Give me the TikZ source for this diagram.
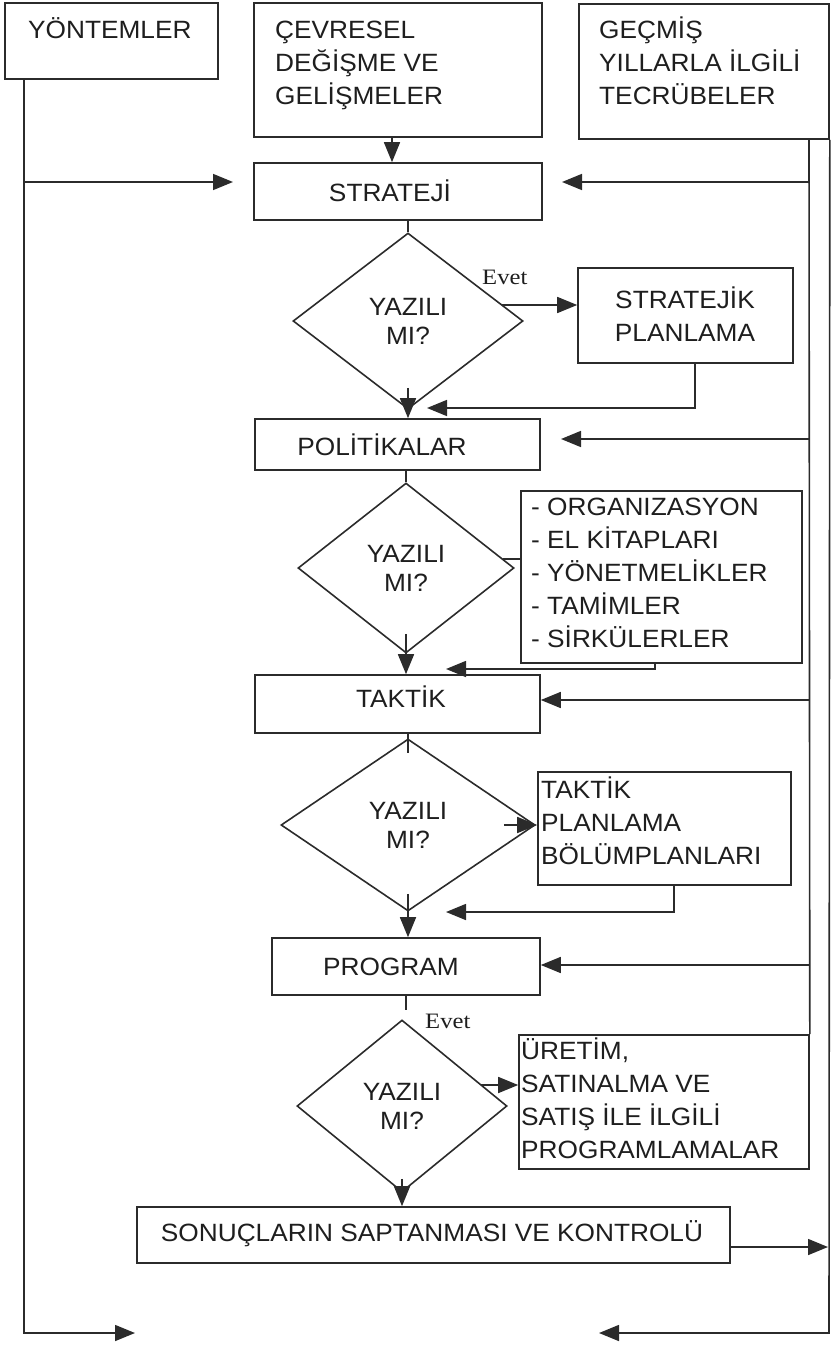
\documentclass[tikz,border=0pt]{standalone}
\usepackage{fontspec}
\setmainfont{Liberation Sans}[FakeStretch=1.05]
\newfontfamily\evetfont{Liberation Serif}[FakeStretch=1.12]
\usetikzlibrary{arrows.meta,shapes.geometric}
\definecolor{lc}{HTML}{2B2B2B}
\definecolor{tc}{HTML}{1E1E1E}
\begin{document}
\begin{tikzpicture}[x=1pt,y=-1pt,
  bx/.style={draw=lc,line width=1.6pt,inner sep=0pt,rectangle},
  dm/.style={draw=lc,line width=1.6pt,inner sep=0pt,diamond,align=center,text=tc,font=\fontsize{25}{29}\selectfont},
  tx/.style={inner sep=0pt,text=tc,font=\fontsize{25}{33}\selectfont,align=left},
  txc/.style={inner sep=0pt,text=tc,font=\fontsize{25}{33}\selectfont,align=center},
  evt/.style={inner sep=0pt,text=tc,font=\evetfont\fontsize{22}{22}\selectfont,anchor=base west},
  ln/.style={draw=lc,line width=1.6pt},
  ar/.style={ln,-{Triangle[length=20pt,width=16pt]}}]
\useasboundingbox (0,0) rectangle (831,1346);
% boxes
\node[bx,minimum width=213pt,minimum height=76pt] (yon) at (111.5,41) {};
\node[bx,minimum width=288pt,minimum height=134pt] (cev) at (398,70) {};
\node[bx,minimum width=250pt,minimum height=135pt] (gec) at (704,71.5) {};
\node[bx,minimum width=288pt,minimum height=57pt] (str) at (398,191.5) {};
\node[dm,minimum width=230pt,minimum height=176pt] (d1) at (408,321) {YAZILI\\MI?};
\node[bx,minimum width=215pt,minimum height=95pt] (stp) at (685.5,315.5) {};
\node[bx,minimum width=285pt,minimum height=51pt] (pol) at (397.5,444.5) {};
\node[dm,minimum width=216pt,minimum height=170pt] (d2) at (406,568) {YAZILI\\MI?};
\node[bx,minimum width=281pt,minimum height=172pt] (org) at (661.5,577) {};
\node[bx,minimum width=285pt,minimum height=58pt] (tak) at (397.5,704) {};
\node[dm,minimum width=254pt,minimum height=172pt] (d3) at (408,825) {YAZILI\\MI?};
\node[bx,minimum width=253pt,minimum height=113pt] (tp) at (664.5,828.5) {};
\node[bx,minimum width=268pt,minimum height=57pt] (prg) at (406,966.5) {};
\node[dm,minimum width=210pt,minimum height=172pt] (d4) at (402,1106) {YAZILI\\MI?};
\node[bx,minimum width=290pt,minimum height=134pt] (ure) at (664,1102) {};
\node[bx,minimum width=593pt,minimum height=56pt] (son) at (433.5,1235) {};
% texts
\node[tx,anchor=base west] (yont) at (28,38) {YÖNTEMLER};
\node[tx,anchor=north west] (cevt) at (275,15) {\strut ÇEVRESEL\\DEĞİŞME VE\\GELİŞMELER};
\node[tx,anchor=north west] (gect) at (599,15) {\strut GEÇMİŞ\\YILLARLA İLGİLİ\\TECRÜBELER};
\node[txc] (strt) at (390,191) {STRATEJİ};
\node[txc] (stpt) at (685,314) {STRATEJİK\\PLANLAMA};
\node[txc] (polt) at (382,445) {POLİTİKALAR};
\node[tx,anchor=north west] (orgt) at (531,492) {\strut - ORGANIZASYON\\- EL KİTAPLARI\\- YÖNETMELİKLER\\- TAMİMLER\\- SİRKÜLERLER};
\node[txc] (takt) at (401,697) {TAKTİK};
\node[tx,anchor=north west] (tpt) at (541,775) {\strut TAKTİK\\PLANLAMA\\BÖLÜMPLANLARI};
\node[txc] (prgt) at (391,967) {PROGRAM};
\node[tx,anchor=north west] (uret) at (521,1036) {\strut ÜRETİM,\\SATINALMA VE\\SATIŞ İLE İLGİLİ\\PROGRAMLAMALAR};
\node[txc] (sont) at (432,1234) {SONUÇLARIN SAPTANMASI VE KONTROLÜ};
\node[evt] (ev1) at (482,284) {Evet};
\node[evt] (ev2) at (425,1028) {Evet};
% coordinates
\coordinate (lx) at (24,0);
\coordinate (ya) at (24,182);
\coordinate (yat) at (233,182);
\coordinate (yb) at (24,1333);
\coordinate (ybt) at (135,1333);
\coordinate (rx) at (809,0);
\coordinate (r1) at (809,182);
\coordinate (r1t) at (562,182);
\coordinate (r2) at (809,439);
\coordinate (r2t) at (561,439);
\coordinate (r3) at (809,700);
\coordinate (r4) at (809,965);
\coordinate (ob) at (829,1333);
\coordinate (obt) at (599,1333);
\coordinate (so) at (730,1247);
\coordinate (sot) at (828,1247);
\coordinate (cx) at (392,0);
\coordinate (e1) at (502,305);
\coordinate (s1) at (695,408);
\coordinate (s1t) at (427,408);
\coordinate (e2) at (503,559);
\coordinate (o1) at (655,669);
\coordinate (o1t) at (446,669);
\coordinate (t1) at (674,912);
\coordinate (t1t) at (446,912);
\coordinate (pb) at (406,1010);
\coordinate (e4) at (481,1085);
% left feed
\draw[ar] (yon.south -| lx) -- (yb) -- (ybt);
\draw[ar] (ya) -- (yat);
% right feeds
\draw[ln] (gec.south -| rx) -- (ure.north east);
\draw[ar] (gec.south east) -- (ob) -- (obt);
\draw[ar] (r1) -- (r1t);
\draw[ar] (r2) -- (r2t);
\draw[ar] (r3) -- (r3 -| tak.east);
\draw[ar] (r4) -- (r4 -| prg.east);
\draw[ar] (so) -- (sot);
% main flow
\draw[ar] (cev.south -| cx) -- (str.north -| cx);
\draw[ln] (str.south -| d1.north) -- (d1.north);
\draw[ar] (e1) -- (e1 -| stp.west);
\draw[ar] (stp.south -| s1) -- (s1) -- (s1t);
\draw[ar] ([yshift=22pt]d1.south) -- (pol.north -| d1.south);
\draw[ln] (pol.south -| d2.north) -- (d2.north);
\draw[ln] (e2) -- (e2 -| org.west);
\draw[ar] (org.south -| o1) -- (o1) -- (o1t);
\draw[ar] ([yshift=20pt]d2.south) -- (tak.north -| d2.south);
\draw[ln] (tak.south -| d3.north) -- ([yshift=-15pt]d3.north);
\draw[ar] ([xshift=-32pt]d3.east) -- (d3.east -| tp.west);
\draw[ar] (tp.south -| t1) -- (t1) -- (t1t);
\draw[ar] ([yshift=18pt]d3.south) -- (prg.north -| d3.south);
\draw[ln] (prg.south -| pb) -- (pb);
\draw[ar] (e4) -- (e4 -| ure.west);
\draw[ar] ([yshift=14pt]d4.south) -- (son.north -| d4.south);
\end{tikzpicture}
\end{document}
▬▬▬▬▬▬▬▬▬▬
All of the material above should be reproduced exactly, except the pictures.

Give me the TikZ source for this diagram.
\documentclass[tikz,border=0pt]{standalone}
\usepackage{fontspec}
\setmainfont{Liberation Sans}[FakeStretch=1.05]
\newfontfamily\evetfont{Liberation Serif}[FakeStretch=1.12]
\usetikzlibrary{arrows.meta,shapes.geometric}
\definecolor{lc}{HTML}{2B2B2B}
\definecolor{tc}{HTML}{1E1E1E}
\begin{document}
\begin{tikzpicture}[x=1pt,y=-1pt,
  bx/.style={draw=lc,line width=1.6pt,inner sep=0pt,rectangle},
  dm/.style={draw=lc,line width=1.6pt,inner sep=0pt,diamond,align=center,text=tc,font=\fontsize{25}{29}\selectfont},
  tx/.style={inner sep=0pt,text=tc,font=\fontsize{25}{33}\selectfont,align=left},
  txc/.style={inner sep=0pt,text=tc,font=\fontsize{25}{33}\selectfont,align=center},
  evt/.style={inner sep=0pt,text=tc,font=\evetfont\fontsize{22}{22}\selectfont,anchor=base west},
  ln/.style={draw=lc,line width=1.6pt},
  ar/.style={ln,-{Triangle[length=20pt,width=16pt]}}]
\useasboundingbox (0,0) rectangle (831,1346);
% boxes
\node[bx,minimum width=213pt,minimum height=76pt] (yon) at (111.5,41) {};
\node[bx,minimum width=288pt,minimum height=134pt] (cev) at (398,70) {};
\node[bx,minimum width=250pt,minimum height=135pt] (gec) at (704,71.5) {};
\node[bx,minimum width=288pt,minimum height=57pt] (str) at (398,191.5) {};
\node[dm,minimum width=230pt,minimum height=176pt] (d1) at (408,321) {YAZILI\\MI?};
\node[bx,minimum width=215pt,minimum height=95pt] (stp) at (685.5,315.5) {};
\node[bx,minimum width=285pt,minimum height=51pt] (pol) at (397.5,444.5) {};
\node[dm,minimum width=216pt,minimum height=170pt] (d2) at (406,568) {YAZILI\\MI?};
\node[bx,minimum width=281pt,minimum height=172pt] (org) at (661.5,577) {};
\node[bx,minimum width=285pt,minimum height=58pt] (tak) at (397.5,704) {};
\node[dm,minimum width=254pt,minimum height=172pt] (d3) at (408,825) {YAZILI\\MI?};
\node[bx,minimum width=253pt,minimum height=113pt] (tp) at (664.5,828.5) {};
\node[bx,minimum width=268pt,minimum height=57pt] (prg) at (406,966.5) {};
\node[dm,minimum width=210pt,minimum height=172pt] (d4) at (402,1106) {YAZILI\\MI?};
\node[bx,minimum width=290pt,minimum height=134pt] (ure) at (664,1102) {};
\node[bx,minimum width=593pt,minimum height=56pt] (son) at (433.5,1235) {};
% texts
\node[tx,anchor=base west] (yont) at (28,38) {YÖNTEMLER};
\node[tx,anchor=north west] (cevt) at (275,15) {\strut ÇEVRESEL\\DEĞİŞME VE\\GELİŞMELER};
\node[tx,anchor=north west] (gect) at (599,15) {\strut GEÇMİŞ\\YILLARLA İLGİLİ\\TECRÜBELER};
\node[txc] (strt) at (390,191) {STRATEJİ};
\node[txc] (stpt) at (685,314) {STRATEJİK\\PLANLAMA};
\node[txc] (polt) at (382,445) {POLİTİKALAR};
\node[tx,anchor=north west] (orgt) at (531,492) {\strut - ORGANIZASYON\\- EL KİTAPLARI\\- YÖNETMELİKLER\\- TAMİMLER\\- SİRKÜLERLER};
\node[txc] (takt) at (401,697) {TAKTİK};
\node[tx,anchor=north west] (tpt) at (541,775) {\strut TAKTİK\\PLANLAMA\\BÖLÜMPLANLARI};
\node[txc] (prgt) at (391,967) {PROGRAM};
\node[tx,anchor=north west] (uret) at (521,1036) {\strut ÜRETİM,\\SATINALMA VE\\SATIŞ İLE İLGİLİ\\PROGRAMLAMALAR};
\node[txc] (sont) at (432,1234) {SONUÇLARIN SAPTANMASI VE KONTROLÜ};
\node[evt] (ev1) at (482,284) {Evet};
\node[evt] (ev2) at (425,1028) {Evet};
% coordinates
\coordinate (lx) at (24,0);
\coordinate (ya) at (24,182);
\coordinate (yat) at (233,182);
\coordinate (yb) at (24,1333);
\coordinate (ybt) at (135,1333);
\coordinate (rx) at (809,0);
\coordinate (r1) at (809,182);
\coordinate (r1t) at (562,182);
\coordinate (r2) at (809,439);
\coordinate (r2t) at (561,439);
\coordinate (r3) at (809,700);
\coordinate (r4) at (809,965);
\coordinate (ob) at (829,1333);
\coordinate (obt) at (599,1333);
\coordinate (so) at (730,1247);
\coordinate (sot) at (828,1247);
\coordinate (cx) at (392,0);
\coordinate (e1) at (502,305);
\coordinate (s1) at (695,408);
\coordinate (s1t) at (427,408);
\coordinate (e2) at (503,559);
\coordinate (o1) at (655,669);
\coordinate (o1t) at (446,669);
\coordinate (t1) at (674,912);
\coordinate (t1t) at (446,912);
\coordinate (pb) at (406,1010);
\coordinate (e4) at (481,1085);
% left feed
\draw[ar] (yon.south -| lx) -- (yb) -- (ybt);
\draw[ar] (ya) -- (yat);
% right feeds
\draw[ln] (gec.south -| rx) -- (ure.north east);
\draw[ar] (gec.south east) -- (ob) -- (obt);
\draw[ar] (r1) -- (r1t);
\draw[ar] (r2) -- (r2t);
\draw[ar] (r3) -- (r3 -| tak.east);
\draw[ar] (r4) -- (r4 -| prg.east);
\draw[ar] (so) -- (sot);
% main flow
\draw[ar] (cev.south -| cx) -- (str.north -| cx);
\draw[ln] (str.south -| d1.north) -- (d1.north);
\draw[ar] (e1) -- (e1 -| stp.west);
\draw[ar] (stp.south -| s1) -- (s1) -- (s1t);
\draw[ar] ([yshift=22pt]d1.south) -- (pol.north -| d1.south);
\draw[ln] (pol.south -| d2.north) -- (d2.north);
\draw[ln] (e2) -- (e2 -| org.west);
\draw[ar] (org.south -| o1) -- (o1) -- (o1t);
\draw[ar] ([yshift=20pt]d2.south) -- (tak.north -| d2.south);
\draw[ln] (tak.south -| d3.north) -- ([yshift=-15pt]d3.north);
\draw[ar] ([xshift=-32pt]d3.east) -- (d3.east -| tp.west);
\draw[ar] (tp.south -| t1) -- (t1) -- (t1t);
\draw[ar] ([yshift=18pt]d3.south) -- (prg.north -| d3.south);
\draw[ln] (prg.south -| pb) -- (pb);
\draw[ar] (e4) -- (e4 -| ure.west);
\draw[ar] ([yshift=14pt]d4.south) -- (son.north -| d4.south);
\end{tikzpicture}
\end{document}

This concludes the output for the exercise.